A little history here. Apple is doing the minimum it can to fulfil it's license operations. That is their privilege and right.
Apple announced Safari with much fanfare after working on it for around a year. They based their work on an earlier version of khtml, did their changes, integrating the improvements from the khtml team over that time. All in secret. Then they released the software, and as per lgpl, released the source code. Already at that point the code bases had diverged, some due to the removal of any Qt stuff, and over that year considerable progress had been made on khtml without Apple's contribution.
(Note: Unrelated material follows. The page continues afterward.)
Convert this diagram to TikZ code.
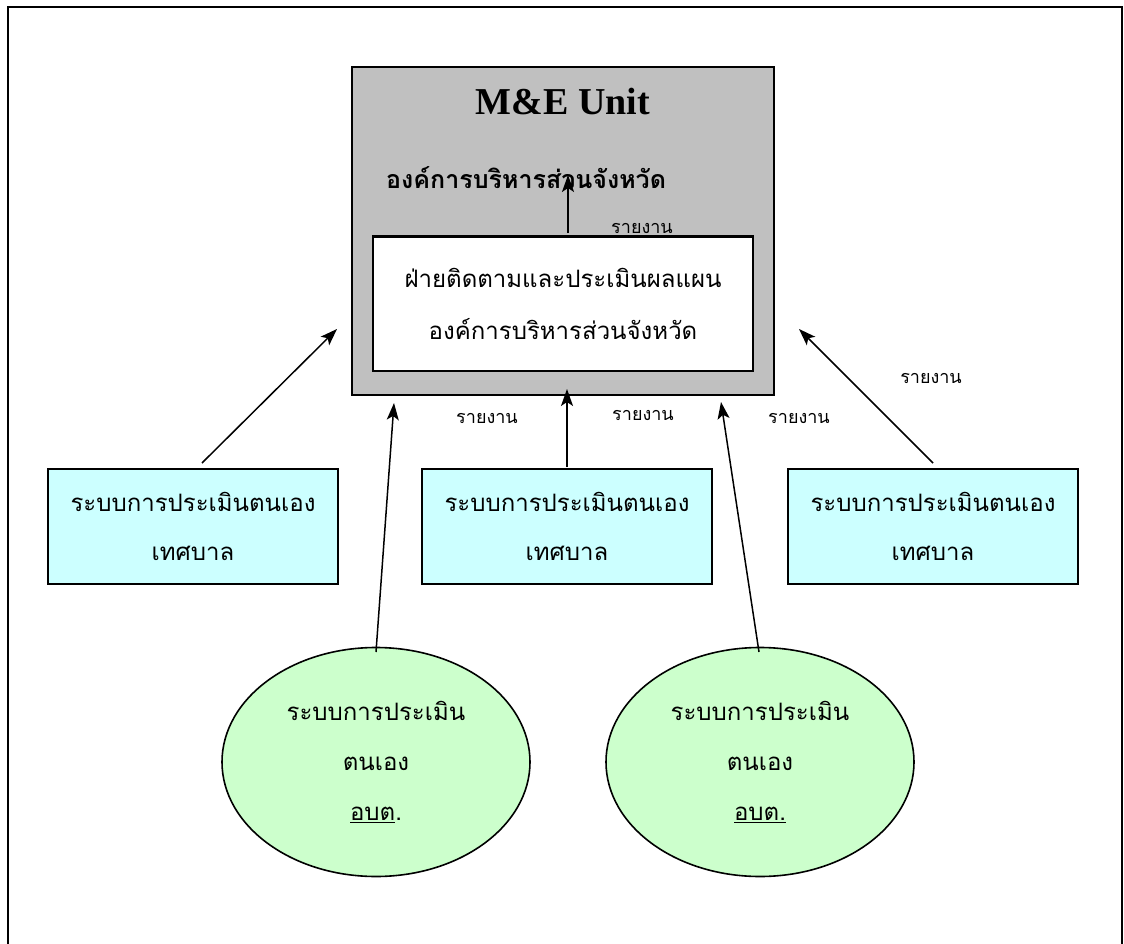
\documentclass[tikz,border=0pt]{standalone}
\usepackage{fontspec}
\setmainfont{Liberation Serif}
\newfontfamily\thai[Script=Thai]{Loma}
\usetikzlibrary{arrows.meta,shapes.geometric}
\definecolor{boxgray}{HTML}{C0C0C0}
\definecolor{boxcyan}{HTML}{CCFFFF}
\definecolor{boxgreen}{HTML}{CCFFCC}
\begin{document}
\begin{tikzpicture}[x=1pt,y=-1pt,
  bordline/.style={draw,line width=2pt},
  cyanbox/.style={draw,line width=1.6pt,fill=boxcyan,minimum width=290pt,minimum height=115pt,inner sep=0pt,
     align=center,font=\thai\fontsize{24}{49}\selectfont},
  greenell/.style={ellipse,draw,line width=1.6pt,fill=boxgreen,minimum width=308pt,minimum height=229pt,inner sep=0pt,
     align=center,font=\thai\fontsize{24}{50}\selectfont},
  reportlbl/.style={font=\thai\fontsize{18}{20}\selectfont,inner sep=0pt},
  arr/.style={-{Stealth[length=17pt,width=12pt,inset=4pt]},line width=1.5pt}]
\useasboundingbox (0,0) rectangle (1124,944);
\draw[line width=2.4pt] (8,960) -- (8,7) -- (1122,7) -- (1122,960);

\node[bordline,fill=boxgray,minimum width=422pt,minimum height=328pt,inner sep=0pt] (me) at (563,231) {};
\node[font=\bfseries\fontsize{38}{42}\selectfont,inner sep=0pt] (title) at (563,102) {M\&E Unit};
\node[font=\thai\bfseries\fontsize{25}{30}\selectfont,anchor=west,inner sep=0pt] (pao) at (386,178) {องค์การบริหารส่วนจังหวัด};
\node[bordline,fill=white,minimum width=380pt,minimum height=134pt,inner sep=0pt,align=center,
  font=\thai\fontsize{24}{52}\selectfont] (unit) at (563,304) {ฝ่ายติดตามและประเมินผลแผน\\องค์การบริหารส่วนจังหวัด};

\node[cyanbox] (lbox) at (193,526.5) {ระบบการประเมินตนเอง\\เทศบาล};
\node[cyanbox] (mbox) at (567,526.5) {ระบบการประเมินตนเอง\\เทศบาล};
\node[cyanbox] (rbox) at (933,526.5) {ระบบการประเมินตนเอง\\เทศบาล};

\node[greenell] (lell) at (376,762) {ระบบการประเมิน\\ตนเอง\\\underline{อบต}.};
\node[greenell] (rell) at (760,762) {ระบบการประเมิน\\ตนเอง\\\underline{อบต.}};

% connectors
\coordinate (t0) at (568,233);
\coordinate (h0) at (568,175);
\draw[arr] (t0) -- (h0);
\coordinate (t1) at (202,463);
\coordinate (h1) at (337,329);
\draw[arr] (t1) -- (h1);
\coordinate (t2) at (376,652);
\coordinate (h2) at (394,403);
\draw[arr] (t2) -- (h2);
\coordinate (t3) at (567,467);
\coordinate (h3) at (567,389);
\draw[arr] (t3) -- (h3);
\coordinate (t4) at (759,652);
\coordinate (h4) at (721,402);
\draw[arr] (t4) -- (h4);
\coordinate (t5) at (933,463);
\coordinate (h5) at (799,329);
\draw[arr] (t5) -- (h5);

\node[reportlbl] (r0) at (642,228) {รายงาน};
\node[reportlbl] (r1) at (487,418) {รายงาน};
\node[reportlbl] (r2) at (643,415) {รายงาน};
\node[reportlbl] (r3) at (799,418) {รายงาน};
\node[reportlbl] (r4) at (931,378) {รายงาน};
% white box top edge redrawn over r0 (label clipped)
\draw[line width=2pt] (unit.north west) -- (unit.north east);
\end{tikzpicture}
\end{document}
Many improvements were merged into khtml and that work continues. The merging consists of taking a tarball, figuring out the differences from the previous one, matching that to the changelog, factoring out the Apple specific api stuff, and then changing khtml. Repeated requests have been made to have access to the source management tree so that at least patches could be extracted for specific issues. But no.
Apple can do what it wants. Fine. They have essentially taken on the development and maintenance of a browser and html engine. Any of the economics of FOSS don't apply anymore here. They are on their own. Any goodwill that may have come from this decision is gone. The license responsabilities are an expense without any of the benefits.
Khtml development continues and will continue with or without Apple. Maybe they figured that eveyone using KDE would drop it for the vastly better MAC os, all the while kissing their feet with admiration and devotion, and continue to improve khtml for Apple's benefit. It hasn't happened that way. When it is no longer in Apple's interest to spend the money to maintain Safari, they will discontinue development. Apple is in a situation where the squeeze is coming from both sides. Microsoft is again taking interest in the browser. The free desktops are grabbing the Microsoft castoffs, or at least a percentage of them. The standard zero sum game of the software business is at play. I ran across an interesting comment the other day. Two three years ago at the Linux conferences most people were using Apple products. That is no longer the case due to the improvements in Linux and the desktops.
What Apple does is up to them. I really don't care for them or their products, and even less so seeing how they work with the free software community. I don't need to buy their stuff, and they have given me a reason why I shouldn't. The odd thing is that they would have benefitted from a little openness.